Tamela
09-21-2002, 09:42 AM
well my first post...
Here goes I was diagnonised bi-polar w/pschotic features,14 years ago. I have been hospitalized over 15 times. And i am still not even on the right track,yet. I don't know why but, for some reason, I try to play doctor everytime I go to the doctor! I tell him whatever I can think of to get the results I want at the time. I can't really tell reality from fiction anymore. What are the lies and what is the truth? I have a very difficult time staying on the meds. I feel very hopeless one minute and the next I don't even know if I have a problem. All I know is that I keep falling apart! Well my actual question is how do I let the doctors help me when I can not explain what is wrong with me? The doc started me on Depakote last week. I have another appointment in 2 weeks. Does anyone know what i am even talking about?
14 years and still as crazy as ever. Is there any hope for me?
Hope to hear from someone
Thanks for taking the time to read this post
Tamela
bconn
09-21-2002, 05:12 PM
Hi Tamela,
Welcome and hopefully, someone can help you to understand that being Bi-Polar isn’t a one-symptom problem that can be “cured” with one medication. It can take years to get your meds right but it can also be that you are one of the people that meds don’t help. BUT, you must try to get a handle on it otherwise, you can defeat yourself, which I think that you already know.
One of the great things that we do is manipulate people to get what we think we need. Most of the time, it isn’t what we need at all. That’s because we go from very low to very high in a nano-second! I call my highs & lows manic episodes and I always know (now) when I am in one.
I couldn’t take the meds but I did learn how to control myself. I still have problems but with some “new” thinking, I usually can control my thinking and help myself through it. I do have times that I have to take meds but it is not all the time for me. I know people that have to take them all the time and do well on them. The key for them is that they had to learn that they had to take the meds in order to function.
Don’t think that the doctors know it all. Make sure that you have a doctor that specializing in Bi-Polar treatment. Otherwise, you are at the mercy of whatever your symptoms are….and they can get confusing.
That’s my help. Hope it leads others to jump in because I know that what works for me won’t necessarily work for everyone. Don’t give up, don’t hurt yourself, don’t despair. Someone can help you – even if that ends of being yourself. (YOU WROTE HERE, didn’t you?)
bconn
Tamela
09-22-2002, 03:48 PM
Thank you Bconn,
i am hopeful that you have started the ball rolling for more replies. I am cycling very fast today. Ifeel so out of control. Do any of you feel knots and swimming feelings in your body when this happens especially in your stomach? I used to be educated with my disorder. But as time goes by i have no room for information to be stored it is all racing thoughts and feelings of panic that i will never be functionable again. after 14 years and not knowing how to get true help from the doctor is there any hope for me? sorry for the rambling just desparate for some peace of mind.
Thank you again for your words of encouragement.
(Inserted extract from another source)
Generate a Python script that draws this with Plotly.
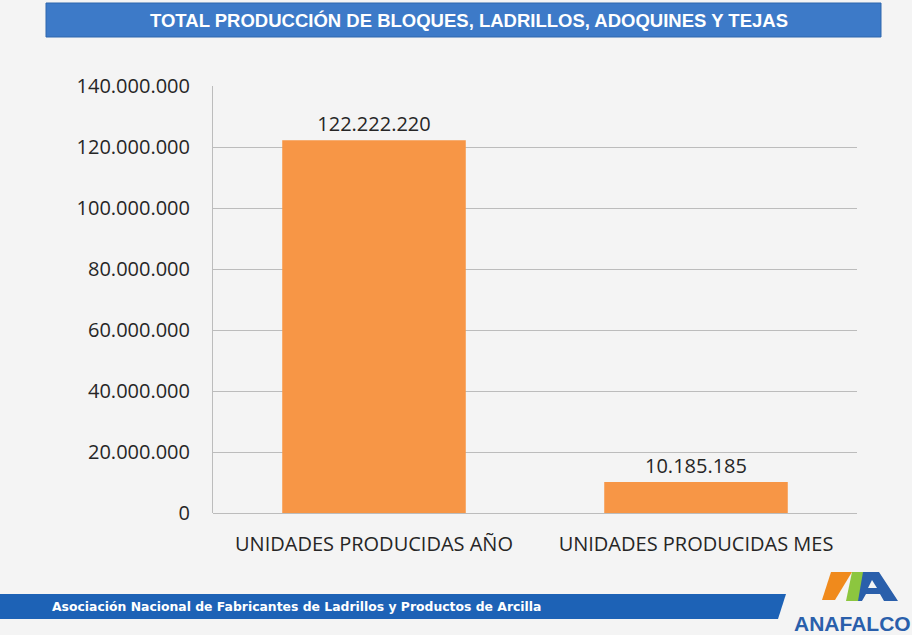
import plotly.graph_objects as go

categories = ["UNIDADES PRODUCIDAS AÑO", "UNIDADES PRODUCIDAS MES"]
values = [122222220, 10185185]
y_ticks = [0, 20000000, 40000000, 60000000, 80000000, 100000000, 120000000, 140000000]

title_text = "TOTAL PRODUCCIÓN DE BLOQUES, LADRILLOS, ADOQUINES Y TEJAS"
footer_text = "Asociación Nacional de Fabricantes de Ladrillos y Productos de Arcilla"
logo_text = "ANAFALCO"

W, H = 912, 635
L, R, T, B = 213, 55, 86, 122
PW, PH = W - L - R, H - T - B
BG = "#f4f4f4"


def px(x):
    return (x - L) / PW


def py(y):
    return (H - B - y) / PH


def poly(points):
    return "M " + " L ".join(f"{px(x):.5f},{py(y):.5f}" for x, y in points) + " Z"


fig = go.Figure(
    go.Bar(
        x=categories,
        y=values,
        marker=dict(color="#f79646", line=dict(width=0)),
        texttemplate="%{y:,d}",
        textposition="outside",
        textfont=dict(family="Open Sans", size=20, color="#262626"),
        cliponaxis=False,
        width=0.57,
    )
)

shapes = [
    # title banner
    dict(type="rect", xref="paper", yref="paper", x0=px(46), x1=px(881), y0=py(37), y1=py(3),
         fillcolor="#3d7ac8", line=dict(color="#2f66ad", width=1), layer="below"),
    # footer bar with slanted end
    dict(type="path", xref="paper", yref="paper",
         path=poly([(0, 594), (786, 594), (778, 619), (0, 619)]),
         fillcolor="#1d62b6", line=dict(width=0)),
    # logo pieces
    dict(type="path", xref="paper", yref="paper",
         path=poly([(831, 572), (852, 572), (835, 600), (822, 600)]),
         fillcolor="#f08a1c", line=dict(width=0)),
    dict(type="path", xref="paper", yref="paper",
         path=poly([(862, 572), (879, 572), (898, 601), (884, 601), (880, 594),
                    (866, 594), (862, 601), (849, 601)]),
         fillcolor="#2a5fab", line=dict(width=0)),
    dict(type="path", xref="paper", yref="paper",
         path=poly([(868, 588), (877, 588), (872, 580)]),
         fillcolor=BG, line=dict(width=0)),
    dict(type="path", xref="paper", yref="paper",
         path=poly([(852, 572), (863, 572), (858, 601), (846, 601)]),
         fillcolor="#8cc63f", line=dict(width=0)),
]

annotations = [
    dict(text=f"<b>{title_text}</b>", xref="paper", yref="paper", x=px(469), y=py(20),
         xanchor="center", yanchor="middle", showarrow=False,
         font=dict(family="Liberation Sans", size=18.5, color="white")),
    dict(text=f"<b>{footer_text}</b>", xref="paper", yref="paper", x=px(50), y=py(606.5),
         xanchor="left", yanchor="middle", showarrow=False,
         font=dict(family="DejaVu Sans", size=12.4, color="white")),
    dict(text=f"<b>{logo_text}</b>", xref="paper", yref="paper", x=px(852), y=py(623),
         xanchor="center", yanchor="middle", showarrow=False,
         font=dict(family="Liberation Sans", size=21, color="#2a5fab")),
]

fig.update_layout(
    width=W,
    height=H,
    margin=dict(l=L, r=R, t=T, b=B, pad=0),
    paper_bgcolor=BG,
    plot_bgcolor=BG,
    separators=",.",
    showlegend=False,
    bargap=0.43,
    shapes=shapes,
    annotations=annotations,
    font=dict(family="Open Sans", color="#262626"),
)

fig.update_xaxes(
    showgrid=False,
    showline=False,
    ticks="outside",
    ticklen=13,
    tickcolor="rgba(0,0,0,0)",
    tickfont=dict(family="Open Sans", size=20, color="#262626"),
    fixedrange=True,
)

fig.update_yaxes(
    range=[0, 140000000],
    tickvals=y_ticks,
    tickformat=",d",
    showgrid=True,
    gridcolor="#bcbcbc",
    gridwidth=1,
    showline=True,
    linecolor="#bcbcbc",
    linewidth=1,
    zeroline=True,
    zerolinecolor="#bcbcbc",
    zerolinewidth=1,
    ticks="outside",
    ticklen=18,
    tickcolor="rgba(0,0,0,0)",
    tickfont=dict(family="Open Sans", size=20, color="#262626"),
    fixedrange=True,
)

fig.write_html(
    "out.html",
    config={"displayModeBar": False},
    post_script="document.body.style.margin='0';document.body.style.overflow='hidden';",
)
Hope to hear from you again.
Tamela
bconn
09-22-2002, 04:23 PM
Hi Tamela,
I’m glad that you are still here….I did feel out of control but not so much with knots and swimming feelings. Mine was like a blackness with a never-ending depth of thick, sticky darkness that was actually pliable. Hmmm… maybe like swimming in a mucky polluted mud. Does that make sense? Probably not but most of this bi-polar stuff doesn’t make a lot of sense, especially in the beginning.
You are certainly right about having no more room for info because you are so filled with it right now. I think that is part of the problem. We have so much information stored that we don’t know how to sort it out or what the hell to do with it. So we turn in inward and it just keeps clogging up out minds. That racing feeling of panic is just another part of trying to sort things out rationally. Makes us irrational, I think.
How can I help you to slow down enough to be able to process something? Anything? If you can find a starting point, try to stick with it and see it to an end. The end doesn’t have to finish it, it just has to put it in a place that you have dealt with it to your satisfaction. Like a boxed cake. It sits in your cupboard, unmade, it’s not finished but it is in it’s place. Understand? You can finish it later when you want to….
You can live with this because you have (maybe not the way you know that you want too) for 14 years. Now is the time to start trying to live with it in a way that you can at the very least, cope with it. Don’t give in. I and so many others are here with you.
Brenda
pennyb
09-25-2002, 02:44 PM
Hi Tamela:
wow you and i sound a lot alike. I usually tell the doctors when i go in to see them that i already know what's wrong. I think i do that because they are such quacks and don't know what they are even doing. Are you on any type of medication? And please don't tell me paxil.